*What is expected*.
Output the data word for word, dropping every image.

*Supplied information*.
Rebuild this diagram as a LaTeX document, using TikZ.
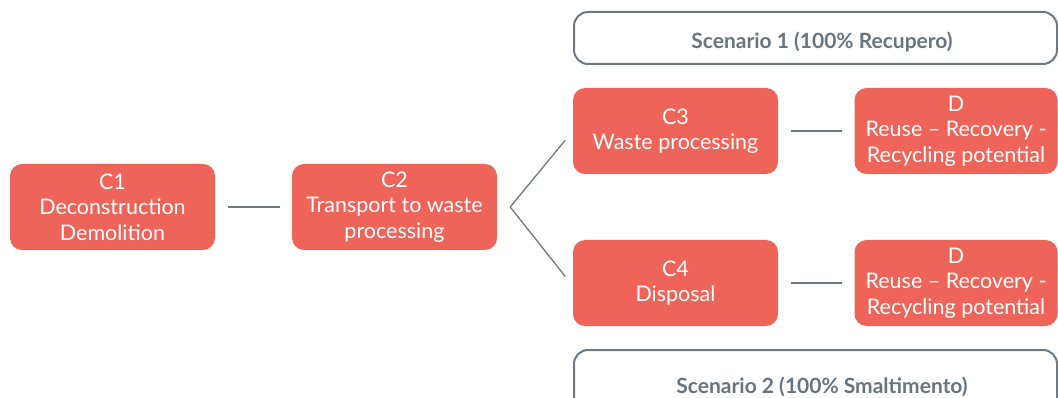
\documentclass[tikz,border=0pt]{standalone}
\usepackage{fontspec}
\setmainfont{Lato}
\usetikzlibrary{calc}
\definecolor{boxred}{HTML}{EF6459}
\definecolor{linegray}{HTML}{6E7881}
\definecolor{textgray}{HTML}{6A747C}
\tikzset{
  stage/.style={rectangle, rounded corners=12pt, fill=boxred, text=white,
    minimum width=205pt, minimum height=86pt, align=center, inner sep=0pt,
    font=\fontsize{21.5pt}{25.5pt}\selectfont},
  scenbox/.style={rectangle, rounded corners=14pt, draw=linegray, line width=2pt,
    fill=white, minimum width=483pt, minimum height=52pt, inner sep=0pt},
  scentext/.style={text=textgray, font=\fontsize{21pt}{25pt}\selectfont\bfseries, inner sep=0pt},
  link/.style={draw=linegray, line width=1.3pt, shorten <=13pt, shorten >=12pt}
}
\begin{document}
\begin{tikzpicture}[x=1pt, y=-1pt]
\useasboundingbox (0,0) rectangle (1058,398);
\clip (0,0) rectangle (1058,398);
% scenario frames
\node[scenbox] (s1) at (815.5,38) {};
\node[scentext, anchor=base] (s1t) at (822,49) {Scenario 1 (100\% Recupero)};
\node[scenbox, minimum height=70pt] (s2) at (815.5,385) {};
\node[scentext, anchor=base] (s2t) at (822,393) {Scenario 2 (100\% Smaltimento)};
% life-cycle stages
\node[stage] (c1) at (112.5,207) {C1\\Deconstruction\\Demolition};
\node[stage] (c2) at (394.5,207) {C2\\Transport to waste\\processing};
\node[stage] (c3) at (675.5,131) {C3\\Waste processing};
\node[stage] (c4) at (675.5,283) {C4\\Disposal};
\node[stage, minimum width=203pt] (d1) at (956,131) {D\\Reuse -- Recovery -\\Recycling potential};
\node[stage, minimum width=203pt] (d2) at (956,283) {D\\Reuse -- Recovery -\\Recycling potential};
% connectors
\coordinate (fork) at ($(c2.east)+(13,0)$);
\draw[link] (c1.east) -- (c2.west);
\draw[link, shorten <=0pt] (fork) -- (c3.west);
\draw[link, shorten <=0pt] (fork) -- ($(c4.west)+(0,3)$);
\draw[link] (c3.east) -- (d1.west);
\draw[link] (c4.east) -- (d2.west);
\end{tikzpicture}
\end{document}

*Output for this exercise*.
Rebuild this diagram as a LaTeX document, using TikZ.
\documentclass[tikz,border=0pt]{standalone}
\usepackage{fontspec}
\setmainfont{Lato}
\usetikzlibrary{calc}
\definecolor{boxred}{HTML}{EF6459}
\definecolor{linegray}{HTML}{6E7881}
\definecolor{textgray}{HTML}{6A747C}
\tikzset{
  stage/.style={rectangle, rounded corners=12pt, fill=boxred, text=white,
    minimum width=205pt, minimum height=86pt, align=center, inner sep=0pt,
    font=\fontsize{21.5pt}{25.5pt}\selectfont},
  scenbox/.style={rectangle, rounded corners=14pt, draw=linegray, line width=2pt,
    fill=white, minimum width=483pt, minimum height=52pt, inner sep=0pt},
  scentext/.style={text=textgray, font=\fontsize{21pt}{25pt}\selectfont\bfseries, inner sep=0pt},
  link/.style={draw=linegray, line width=1.3pt, shorten <=13pt, shorten >=12pt}
}
\begin{document}
\begin{tikzpicture}[x=1pt, y=-1pt]
\useasboundingbox (0,0) rectangle (1058,398);
\clip (0,0) rectangle (1058,398);
% scenario frames
\node[scenbox] (s1) at (815.5,38) {};
\node[scentext, anchor=base] (s1t) at (822,49) {Scenario 1 (100\% Recupero)};
\node[scenbox, minimum height=70pt] (s2) at (815.5,385) {};
\node[scentext, anchor=base] (s2t) at (822,393) {Scenario 2 (100\% Smaltimento)};
% life-cycle stages
\node[stage] (c1) at (112.5,207) {C1\\Deconstruction\\Demolition};
\node[stage] (c2) at (394.5,207) {C2\\Transport to waste\\processing};
\node[stage] (c3) at (675.5,131) {C3\\Waste processing};
\node[stage] (c4) at (675.5,283) {C4\\Disposal};
\node[stage, minimum width=203pt] (d1) at (956,131) {D\\Reuse -- Recovery -\\Recycling potential};
\node[stage, minimum width=203pt] (d2) at (956,283) {D\\Reuse -- Recovery -\\Recycling potential};
% connectors
\coordinate (fork) at ($(c2.east)+(13,0)$);
\draw[link] (c1.east) -- (c2.west);
\draw[link, shorten <=0pt] (fork) -- (c3.west);
\draw[link, shorten <=0pt] (fork) -- ($(c4.west)+(0,3)$);
\draw[link] (c3.east) -- (d1.west);
\draw[link] (c4.east) -- (d2.west);
\end{tikzpicture}
\end{document}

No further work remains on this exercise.